Rostand make a clever analogy here. In the earlier scenes of Act 4, Cyrano had posed a dichotomy between poetry and food—in other words, between spiritual nourishment and physical nourishment. We can then see the similarity between this dichotomy and the dichotomy of the kinds of love—physical love and spiritual love. Essentially, poetry stands for spiritual or intellectual love, and food for physical love. Therefore, it’s appropriate that Roxane nourishes both the soldiers’ spirits and their stomachs: she embodies both kinds of love. It’s also telling that neither Cyrano nor Christian eats anything. Either they’re in too much emotional turmoil to have an appetite, or else they’re both trying to seem brave in front of Roxane.

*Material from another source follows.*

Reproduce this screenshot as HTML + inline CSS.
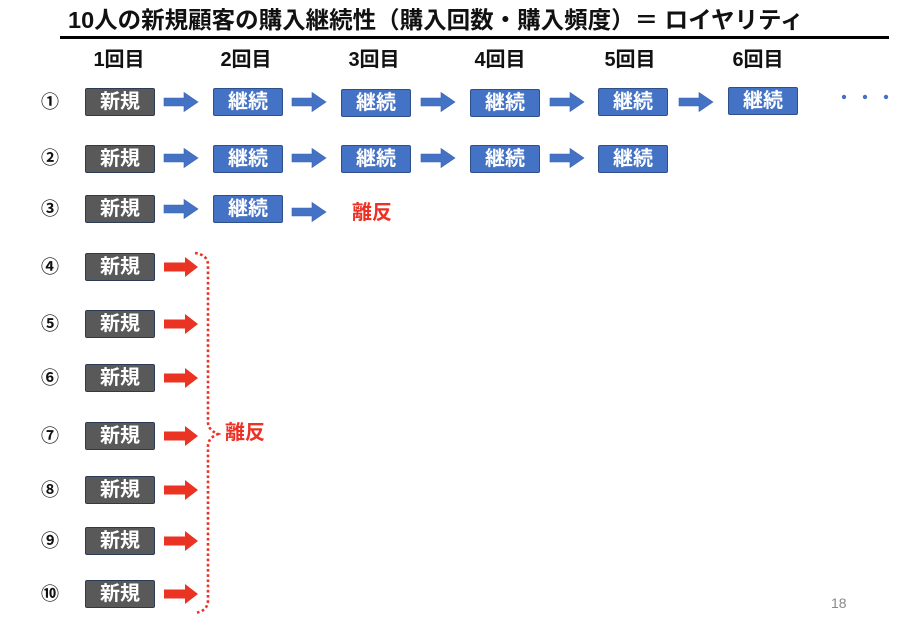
<!DOCTYPE html>
<html><head><meta charset="utf-8">
<style>
html,body{margin:0;padding:0;background:#fff;}
body{width:900px;height:625px;position:relative;overflow:hidden;font-family:"Liberation Sans","Noto Sans CJK JP",sans-serif;}
.t{position:absolute;white-space:nowrap;}
.title{left:68px;top:6px;font-size:23.5px;font-weight:bold;line-height:28px;color:#111;letter-spacing:0px;}
.rule{position:absolute;left:60px;top:36px;width:829px;height:3px;background:#000;}
.hd{position:absolute;top:48px;width:80px;margin-left:-40px;text-align:center;font-size:20px;font-weight:bold;line-height:24px;color:#111;}
.num{position:absolute;left:38px;width:24px;text-align:center;font-size:18px;line-height:22px;color:#111;font-weight:bold;}
.box{position:absolute;width:70px;height:28px;box-sizing:border-box;border-radius:2px;color:#fff;font-weight:bold;font-size:20px;line-height:26px;text-align:center;}
.n{background:#595959;border:1.5px solid #2c3a55;}
.k{background:#4472c4;border:1.5px solid #2f4f8a;}
.red{position:absolute;color:#ee3124;font-weight:bold;font-size:20px;line-height:24px;}
svg{position:absolute;left:0;top:0;}
</style></head><body>
<div class="t title">10人の新規顧客の購入継続性（購入回数・購入頻度）＝ ロイヤリティ</div>
<div class="rule"></div>

<div class="hd" style="left:119px">1回目</div>
<div class="hd" style="left:246px">2回目</div>
<div class="hd" style="left:374px">3回目</div>
<div class="hd" style="left:500px">4回目</div>
<div class="hd" style="left:630px">5回目</div>
<div class="hd" style="left:758px">6回目</div>

<div class="num" style="top:91px">①</div>
<div class="num" style="top:147px">②</div>
<div class="num" style="top:198px">③</div>
<div class="num" style="top:256px">④</div>
<div class="num" style="top:313px">⑤</div>
<div class="num" style="top:367px">⑥</div>
<div class="num" style="top:425px">⑦</div>
<div class="num" style="top:479px">⑧</div>
<div class="num" style="top:530px">⑨</div>
<div class="num" style="top:583px">⑩</div>

<!-- row 1 -->
<div class="box n" style="left:85px;top:88px">新規</div>
<div class="box k" style="left:213px;top:88px">継続</div>
<div class="box k" style="left:341px;top:89px">継続</div>
<div class="box k" style="left:470px;top:89px">継続</div>
<div class="box k" style="left:598px;top:88px">継続</div>
<div class="box k" style="left:728px;top:87px">継続</div>
<!-- row 2 -->
<div class="box n" style="left:85px;top:145px">新規</div>
<div class="box k" style="left:213px;top:145px">継続</div>
<div class="box k" style="left:341px;top:145px">継続</div>
<div class="box k" style="left:470px;top:145px">継続</div>
<div class="box k" style="left:598px;top:145px">継続</div>
<!-- row 3 -->
<div class="box n" style="left:85px;top:195px">新規</div>
<div class="box k" style="left:213px;top:195px">継続</div>
<div class="red" style="left:352px;top:201px">離反</div>
<!-- rows 4-10 -->
<div class="box n" style="left:85px;top:253px">新規</div>
<div class="box n" style="left:85px;top:310px">新規</div>
<div class="box n" style="left:85px;top:364px">新規</div>
<div class="box n" style="left:85px;top:422px">新規</div>
<div class="box n" style="left:85px;top:476px">新規</div>
<div class="box n" style="left:85px;top:527px">新規</div>
<div class="box n" style="left:85px;top:580px">新規</div>

<div class="red" style="left:225px;top:421px">離反</div>

<svg width="900" height="625" viewBox="0 0 900 625">
  <defs>
    <path id="ab" d="M0,-4 L20,-4 L20,-9.5 L34,0 L20,9.5 L20,4 L0,4 Z"/>
    <path id="ar" d="M0,-4.5 L21,-4.5 L21,-10 L34,0 L21,10 L21,4.5 L0,4.5 Z"/>
  </defs>
  <g fill="#4472c4" stroke="#3b64b0" stroke-width="0.6">
    <use href="#ab" transform="translate(164,102)"/>
    <use href="#ab" transform="translate(292,102)"/>
    <use href="#ab" transform="translate(421,102)"/>
    <use href="#ab" transform="translate(550,102)"/>
    <use href="#ab" transform="translate(679,102)"/>
    <use href="#ab" transform="translate(164,158)"/>
    <use href="#ab" transform="translate(292,158)"/>
    <use href="#ab" transform="translate(421,158)"/>
    <use href="#ab" transform="translate(550,158)"/>
    <use href="#ab" transform="translate(164,209)"/>
    <use href="#ab" transform="translate(292,212)"/>
  </g>
  <g fill="#4472c4">
    <circle cx="844" cy="97" r="2.2"/>
    <circle cx="865" cy="97" r="2.2"/>
    <circle cx="886" cy="97" r="2.2"/>
  </g>
  <g fill="#ea3323">
    <use href="#ar" transform="translate(164,267)"/>
    <use href="#ar" transform="translate(164,324)"/>
    <use href="#ar" transform="translate(164,378)"/>
    <use href="#ar" transform="translate(164,436)"/>
    <use href="#ar" transform="translate(164,490)"/>
    <use href="#ar" transform="translate(164,541)"/>
    <use href="#ar" transform="translate(164,594)"/>
  </g>
  <path d="M195,253 Q208,255 208,265 L208,422 Q208,430 218,434 Q208,438 208,446 L208,600 Q208,611 195,613"
        fill="none" stroke="#ee3124" stroke-width="2.6" stroke-dasharray="2.6 2.6"/>
</svg>

<div class="t" style="left:831px;top:595px;font-size:14px;line-height:16px;color:#888;">18</div>
</body></html>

Christian demands to know why Roxane came to see him. Roxane tells Christian that she’ll explain as soon as she’s finished feeding the soldiers. Suddenly, Le Bret calls out that the Count de Guiche is about to return from his cannon inspection. Cyrano yells for the soldiers to hide their food and wine. Immediately all the soldiers hide their food.
It seems that Christian has started to realize that Roxane more truly loves the “Cyrano” aspect of him now, and that Cyrano loves Roxane back. Of course, there is also an entire war going on at the same time, so it seems unlikely that the truth will be revealed without some kind of misunderstanding or tragedy.